On 5 May 2012 11:42, Alex Rønne Petersen <xtzgzorex at gmail.com> wrote:

> On 05-05-2012 10:23, Era Scarecrow wrote:
>
>> On Saturday, 5 May 2012 at 07:10:28 UTC, Alex Rønne Petersen wrote:
>>
>>  Right, but the question was whether the language guarantees what I
>>> described. C and C++ don't, and IMO, we should strive to fix that.
>>>
>>
>> I can't see why it wouldn't, unless the compiler adds in checks and
>> changes it's behavior or the assembler does it's own quirky magic. The
>> bit patterns of how they end up are pretty fixed, it's just how we
>> interpret them.
>>
>
> It all depends. GCC (and thus GDC) can target very exotic architectures
> where any assumptions may not, for whatever reason, hold true.
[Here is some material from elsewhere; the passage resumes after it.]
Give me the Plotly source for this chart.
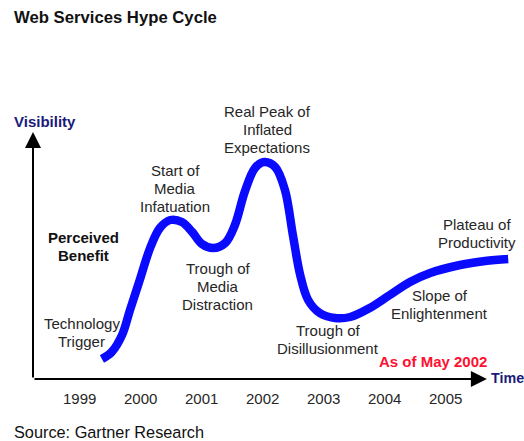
import plotly.graph_objects as go

# Hype curve (x in years, y in visibility units)
curve_years = [1999.36, 1999.52, 1999.69, 1999.82, 1999.98, 2000.15, 2000.31, 2000.48,
               2000.67, 2000.84, 2001.00, 2001.18, 2001.38, 2001.54, 2001.70, 2001.87,
               2002.02, 2002.20, 2002.36, 2002.49, 2002.61, 2002.74, 2002.93, 2003.18,
               2003.43, 2003.75, 2004.08, 2004.41, 2004.74, 2005.23, 2005.64, 2006.02]
curve_vis = [8.0, 10.8, 17.6, 27.6, 39.6, 52.4, 60.4, 63.6,
             62.8, 58.8, 54.0, 52.4, 54.4, 61.6, 74.8, 84.4,
             86.8, 84.8, 75.6, 57.6, 41.6, 31.6, 26.4, 24.4,
             24.8, 28.4, 33.6, 38.8, 42.4, 45.6, 47.2, 48.0]

year_labels = ["1999", "2000", "2001", "2002", "2003", "2004", "2005"]
year_values = [1999, 2000, 2001, 2002, 2003, 2004, 2005]

phase_labels = [["Technology", "Trigger"], ["Start of", "Media", "Infatuation"],
                ["Trough of", "Media", "Distraction"], ["Real Peak of", "Inflated", "Expectations"],
                ["Trough of", "Disillusionment"], ["Slope of", "Enlightenment"],
                ["Plateau of", "Productivity"]]
phase_x = [1999.03, 2000.56, 2001.26, 2002.07, 2003.07, 2004.90, 2005.51]
phase_y = [18.6, 76.4, 37.2, 100.0, 15.8, 30.0, 58.2]

FONT = "Arial, Liberation Sans, sans-serif"
TXT = "#262626"
NAVY = "#1a1a7a"
LINE_STEP = 7.2  # vertical spacing between text lines, in y units

fig = go.Figure()
fig.add_trace(go.Scatter(x=curve_years, y=curve_vis, mode="lines",
                         line=dict(color="#0a0aff", width=8.5, shape="spline", smoothing=1.0),
                         hoverinfo="skip", showlegend=False))

ann = []
# axes with arrows
ann.append(dict(x=2005.67, y=0, ax=1998.23, ay=0, xref="x", yref="y", axref="x", ayref="y",
                showarrow=True, arrowhead=2, arrowwidth=2, arrowsize=1.6, arrowcolor="black", text=""))
ann.append(dict(x=1998.23, y=98.8, ax=1998.23, ay=0, xref="x", yref="y", axref="x", ayref="y",
                showarrow=True, arrowhead=2, arrowwidth=2, arrowsize=1.6, arrowcolor="black", text=""))

for t, xv in zip(year_labels, year_values):
    ann.append(dict(x=xv, y=-7.6, xref="x", yref="y", text=t, showarrow=False,
                    font=dict(family=FONT, size=15, color=TXT)))


def add_block(lines, xc, yc, fmt="{}", color=TXT, size=15):
    n = len(lines)
    for i, ln in enumerate(lines):
        yy = yc + ((n - 1) / 2 - i) * LINE_STEP
        ann.append(dict(x=xc, y=yy, xref="x", yref="y", text=fmt.format(ln), showarrow=False,
                        font=dict(family=FONT, size=size, color=color)))


for lines, xv, yv in zip(phase_labels, phase_x, phase_y):
    add_block(lines, xv, yv)

add_block(["Perceived", "Benefit"], 1999.05, 53.2, fmt="<b>{}</b>", color="#111111")
ann.append(dict(x=2004.79, y=7.2, xref="x", yref="y", text="<b>As of May 2002</b>",
                showarrow=False, font=dict(family=FONT, size=15, color="#ff1030")))
ann.append(dict(x=2005.70, y=0.4, xref="x", yref="y", text="<b>Time</b>", xanchor="left",
                showarrow=False, font=dict(family=FONT, size=14.3, color=NAVY)))
ann.append(dict(x=1997.885, y=103.2, xref="x", yref="y", text="<b>Visibility</b>", xanchor="left",
                showarrow=False, font=dict(family=FONT, size=15, color=NAVY)))
ann.append(dict(x=12/524, y=1-17/441, xref="paper", yref="paper", text="<b>Web Services Hype Cycle</b>",
                xanchor="left", yanchor="middle", showarrow=False,
                font=dict(family=FONT, size=16.7, color="#111111")))
ann.append(dict(x=12/524, y=1-432/441, xref="paper", yref="paper", text="Source: Gartner Research",
                xanchor="left", yanchor="middle", showarrow=False,
                font=dict(family=FONT, size=16.3, color="#111111")))

fig.update_layout(
    width=524, height=441,
    margin=dict(l=0, r=0, t=0, b=0),
    paper_bgcolor="white", plot_bgcolor="white",
    xaxis=dict(range=[1997.689, 2006.279], visible=False, fixedrange=True),
    yaxis=dict(range=[-24.8, 151.6], visible=False, fixedrange=True),
    annotations=ann,
    showlegend=False,
)

fig.write_html("out.html", config={"displayModeBar": False},
               post_script="document.body.style.margin='0';document.body.style.overflow='hidden';")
This is a
> language design issue more than it's a "how does architecture X or compiler
> Y work" issue.
>
> An interesting problem with undefined behavior for integer overflow and
> underflow in C/C++ is that optimizers are basically free to do anything
> with regards to them, and often do whatever is more convenient for them.


With regard to code-gen on such colourful architectures, would stating a
defined behaviour for overflow/underflow affect the common case where an
over/underflow did not occur?
Short of an architecture that causes hardware exception on over/underflow,
I suspect that it would interfere with the common case (additional code
generated around every add/sub/etc to handle the overflow behaviour), and
on such an architecture, every single numerical integer operation would
become inefficient.

I believe this is why C doesn't define the behaviour, because C is still
effectively a macro language, and shouldn't produce 'unexpected'
inefficient code. ('unexpected' from the perspective of the architecture
you're targeting)

I would personally rather see it remain undefined like C, but with
convention approved by common/conventional architectures where cross
platform porting is likely to occur.